Task brief: Across the listing below, how many lines hold "this"? Reply with the number by itself.

Provided data:
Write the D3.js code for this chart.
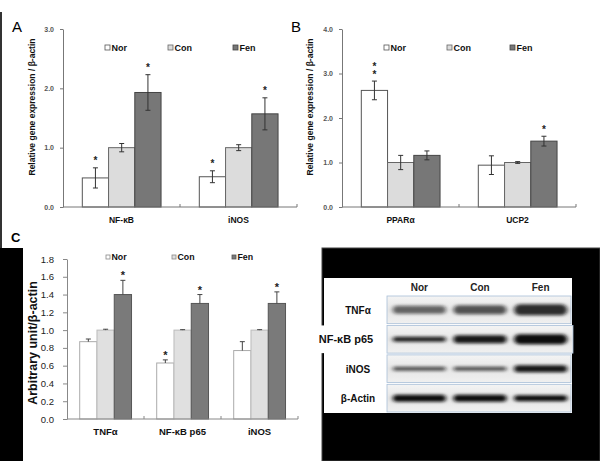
...
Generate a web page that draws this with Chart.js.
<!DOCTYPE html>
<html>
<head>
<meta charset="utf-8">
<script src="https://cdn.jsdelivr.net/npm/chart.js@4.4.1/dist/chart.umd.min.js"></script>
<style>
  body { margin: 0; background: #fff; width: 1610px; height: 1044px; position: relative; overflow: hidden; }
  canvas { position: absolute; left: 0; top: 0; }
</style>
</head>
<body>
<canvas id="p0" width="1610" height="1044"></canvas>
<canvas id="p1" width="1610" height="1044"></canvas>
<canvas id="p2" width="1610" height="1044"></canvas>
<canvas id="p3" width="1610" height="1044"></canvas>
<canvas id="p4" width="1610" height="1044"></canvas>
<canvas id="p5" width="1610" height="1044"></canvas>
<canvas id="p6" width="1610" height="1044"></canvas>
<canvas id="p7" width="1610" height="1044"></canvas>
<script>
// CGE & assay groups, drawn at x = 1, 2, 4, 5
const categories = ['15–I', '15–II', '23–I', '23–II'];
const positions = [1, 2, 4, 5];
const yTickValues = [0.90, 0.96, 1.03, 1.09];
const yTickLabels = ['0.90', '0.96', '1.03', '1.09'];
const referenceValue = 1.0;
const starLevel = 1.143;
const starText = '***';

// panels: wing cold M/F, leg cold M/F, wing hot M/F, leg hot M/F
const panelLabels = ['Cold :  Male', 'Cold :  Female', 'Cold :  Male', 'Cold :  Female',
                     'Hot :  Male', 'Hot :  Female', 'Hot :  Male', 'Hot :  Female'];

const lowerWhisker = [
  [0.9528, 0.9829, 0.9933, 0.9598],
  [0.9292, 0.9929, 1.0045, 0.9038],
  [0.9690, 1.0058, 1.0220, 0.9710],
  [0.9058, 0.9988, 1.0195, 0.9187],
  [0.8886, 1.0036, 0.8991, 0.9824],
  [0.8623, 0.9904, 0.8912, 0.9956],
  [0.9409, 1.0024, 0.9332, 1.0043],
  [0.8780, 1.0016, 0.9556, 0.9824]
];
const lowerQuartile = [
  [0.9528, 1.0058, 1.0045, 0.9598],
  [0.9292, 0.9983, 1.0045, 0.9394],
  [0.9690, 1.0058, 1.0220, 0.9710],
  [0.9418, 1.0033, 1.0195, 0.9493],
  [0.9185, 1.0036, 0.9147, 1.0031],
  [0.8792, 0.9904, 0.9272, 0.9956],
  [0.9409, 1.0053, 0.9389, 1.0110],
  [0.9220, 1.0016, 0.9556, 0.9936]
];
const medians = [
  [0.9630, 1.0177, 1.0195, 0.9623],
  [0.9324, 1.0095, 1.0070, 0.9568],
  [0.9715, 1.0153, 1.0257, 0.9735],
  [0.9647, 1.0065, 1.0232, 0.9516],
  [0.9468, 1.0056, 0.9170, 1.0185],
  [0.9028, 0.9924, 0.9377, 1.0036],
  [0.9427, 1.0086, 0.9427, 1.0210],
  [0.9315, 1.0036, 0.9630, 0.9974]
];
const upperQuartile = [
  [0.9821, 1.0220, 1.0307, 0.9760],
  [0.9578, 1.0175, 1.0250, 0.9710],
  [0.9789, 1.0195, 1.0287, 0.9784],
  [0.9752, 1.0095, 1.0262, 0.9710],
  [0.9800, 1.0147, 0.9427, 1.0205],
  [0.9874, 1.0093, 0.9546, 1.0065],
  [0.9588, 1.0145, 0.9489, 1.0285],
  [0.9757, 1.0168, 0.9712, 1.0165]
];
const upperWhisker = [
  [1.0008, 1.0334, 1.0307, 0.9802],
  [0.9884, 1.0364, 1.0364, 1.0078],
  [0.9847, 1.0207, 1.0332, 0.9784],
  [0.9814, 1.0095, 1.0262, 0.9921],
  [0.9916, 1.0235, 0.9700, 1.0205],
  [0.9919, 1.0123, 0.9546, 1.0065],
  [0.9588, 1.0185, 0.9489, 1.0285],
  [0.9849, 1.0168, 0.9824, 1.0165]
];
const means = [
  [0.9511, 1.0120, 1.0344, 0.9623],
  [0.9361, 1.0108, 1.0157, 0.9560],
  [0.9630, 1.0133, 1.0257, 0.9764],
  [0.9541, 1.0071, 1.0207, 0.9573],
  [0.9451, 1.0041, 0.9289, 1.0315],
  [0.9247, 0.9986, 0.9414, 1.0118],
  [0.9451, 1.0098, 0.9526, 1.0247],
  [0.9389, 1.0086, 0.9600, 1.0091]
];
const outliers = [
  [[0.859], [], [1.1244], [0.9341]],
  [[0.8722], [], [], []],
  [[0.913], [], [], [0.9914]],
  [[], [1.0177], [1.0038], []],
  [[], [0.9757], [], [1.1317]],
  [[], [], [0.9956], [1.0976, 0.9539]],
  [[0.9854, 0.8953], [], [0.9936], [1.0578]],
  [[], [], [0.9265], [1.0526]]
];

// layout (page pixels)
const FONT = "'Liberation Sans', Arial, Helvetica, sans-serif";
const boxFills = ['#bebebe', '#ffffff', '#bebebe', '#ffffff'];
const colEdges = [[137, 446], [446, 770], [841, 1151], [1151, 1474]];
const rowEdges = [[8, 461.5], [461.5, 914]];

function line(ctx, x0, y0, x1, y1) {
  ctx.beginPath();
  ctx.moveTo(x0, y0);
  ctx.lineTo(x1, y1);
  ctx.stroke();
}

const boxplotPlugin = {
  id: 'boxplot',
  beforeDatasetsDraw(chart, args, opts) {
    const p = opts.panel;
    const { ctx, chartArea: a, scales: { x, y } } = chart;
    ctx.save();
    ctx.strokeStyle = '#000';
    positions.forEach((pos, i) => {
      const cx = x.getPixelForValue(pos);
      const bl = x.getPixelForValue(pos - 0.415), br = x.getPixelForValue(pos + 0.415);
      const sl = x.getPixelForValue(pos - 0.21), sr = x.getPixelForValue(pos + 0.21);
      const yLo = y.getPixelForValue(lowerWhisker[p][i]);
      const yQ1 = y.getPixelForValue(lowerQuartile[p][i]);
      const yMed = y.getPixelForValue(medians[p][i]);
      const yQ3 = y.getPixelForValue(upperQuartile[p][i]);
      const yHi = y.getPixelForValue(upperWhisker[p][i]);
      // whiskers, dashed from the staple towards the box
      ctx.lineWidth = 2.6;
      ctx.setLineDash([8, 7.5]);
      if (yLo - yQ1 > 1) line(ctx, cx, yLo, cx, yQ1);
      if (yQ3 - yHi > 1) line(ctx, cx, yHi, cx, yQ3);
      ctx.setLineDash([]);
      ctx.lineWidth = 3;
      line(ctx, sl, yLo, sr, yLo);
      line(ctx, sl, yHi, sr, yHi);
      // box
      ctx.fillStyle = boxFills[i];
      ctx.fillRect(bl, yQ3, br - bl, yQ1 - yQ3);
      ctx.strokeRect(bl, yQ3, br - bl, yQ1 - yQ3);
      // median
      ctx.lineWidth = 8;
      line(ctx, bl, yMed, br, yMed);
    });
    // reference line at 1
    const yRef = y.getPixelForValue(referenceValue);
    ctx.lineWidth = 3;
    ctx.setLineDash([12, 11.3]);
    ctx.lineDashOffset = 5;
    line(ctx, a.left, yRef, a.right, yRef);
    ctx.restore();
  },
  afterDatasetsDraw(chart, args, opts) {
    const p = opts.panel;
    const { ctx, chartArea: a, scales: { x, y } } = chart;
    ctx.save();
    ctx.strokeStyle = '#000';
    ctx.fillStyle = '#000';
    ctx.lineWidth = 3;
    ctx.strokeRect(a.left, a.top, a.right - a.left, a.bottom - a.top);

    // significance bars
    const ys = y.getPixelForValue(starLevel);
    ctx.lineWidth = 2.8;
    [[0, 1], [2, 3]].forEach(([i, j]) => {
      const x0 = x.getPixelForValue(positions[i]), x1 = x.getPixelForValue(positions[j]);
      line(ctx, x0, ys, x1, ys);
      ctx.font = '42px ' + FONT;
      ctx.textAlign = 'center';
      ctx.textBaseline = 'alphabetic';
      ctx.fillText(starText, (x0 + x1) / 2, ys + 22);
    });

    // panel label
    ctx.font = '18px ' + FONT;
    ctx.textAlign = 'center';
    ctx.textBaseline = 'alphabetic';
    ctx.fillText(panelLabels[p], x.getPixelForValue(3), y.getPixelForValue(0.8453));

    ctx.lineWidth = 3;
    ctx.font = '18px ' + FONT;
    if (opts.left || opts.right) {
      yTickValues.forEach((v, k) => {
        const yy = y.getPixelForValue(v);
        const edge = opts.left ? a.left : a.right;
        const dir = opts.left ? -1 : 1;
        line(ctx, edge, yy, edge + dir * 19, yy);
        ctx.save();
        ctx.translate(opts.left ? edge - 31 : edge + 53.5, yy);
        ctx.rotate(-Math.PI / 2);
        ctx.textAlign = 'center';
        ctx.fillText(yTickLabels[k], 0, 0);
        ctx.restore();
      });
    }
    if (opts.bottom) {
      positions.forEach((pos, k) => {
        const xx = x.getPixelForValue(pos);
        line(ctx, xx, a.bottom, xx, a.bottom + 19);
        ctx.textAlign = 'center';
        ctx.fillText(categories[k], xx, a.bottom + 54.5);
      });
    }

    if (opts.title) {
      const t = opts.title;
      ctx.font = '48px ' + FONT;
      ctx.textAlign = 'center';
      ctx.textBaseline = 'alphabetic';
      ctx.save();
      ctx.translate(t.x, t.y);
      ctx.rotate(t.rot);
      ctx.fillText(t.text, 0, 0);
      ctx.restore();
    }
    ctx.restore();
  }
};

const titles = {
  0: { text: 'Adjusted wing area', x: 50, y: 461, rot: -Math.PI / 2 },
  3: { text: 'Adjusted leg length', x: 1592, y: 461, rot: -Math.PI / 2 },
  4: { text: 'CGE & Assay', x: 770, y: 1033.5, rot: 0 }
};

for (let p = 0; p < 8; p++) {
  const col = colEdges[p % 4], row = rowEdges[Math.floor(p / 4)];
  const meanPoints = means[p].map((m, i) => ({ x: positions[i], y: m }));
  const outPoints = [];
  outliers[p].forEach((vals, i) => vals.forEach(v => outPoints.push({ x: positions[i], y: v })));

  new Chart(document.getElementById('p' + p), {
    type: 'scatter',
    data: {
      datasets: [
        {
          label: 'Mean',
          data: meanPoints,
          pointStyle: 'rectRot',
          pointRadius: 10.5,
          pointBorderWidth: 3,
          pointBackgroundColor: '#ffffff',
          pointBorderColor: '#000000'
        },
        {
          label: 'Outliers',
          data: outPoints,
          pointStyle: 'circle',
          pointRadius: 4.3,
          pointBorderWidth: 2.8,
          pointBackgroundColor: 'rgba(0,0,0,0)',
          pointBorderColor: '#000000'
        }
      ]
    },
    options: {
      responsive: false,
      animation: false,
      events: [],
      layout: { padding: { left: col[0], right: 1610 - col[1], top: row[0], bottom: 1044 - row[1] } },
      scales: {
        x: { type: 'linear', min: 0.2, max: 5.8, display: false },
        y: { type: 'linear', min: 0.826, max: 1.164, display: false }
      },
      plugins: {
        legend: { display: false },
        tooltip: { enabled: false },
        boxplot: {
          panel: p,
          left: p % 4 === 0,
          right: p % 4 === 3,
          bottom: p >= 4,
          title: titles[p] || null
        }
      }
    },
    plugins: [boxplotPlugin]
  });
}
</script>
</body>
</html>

Finished answer: 2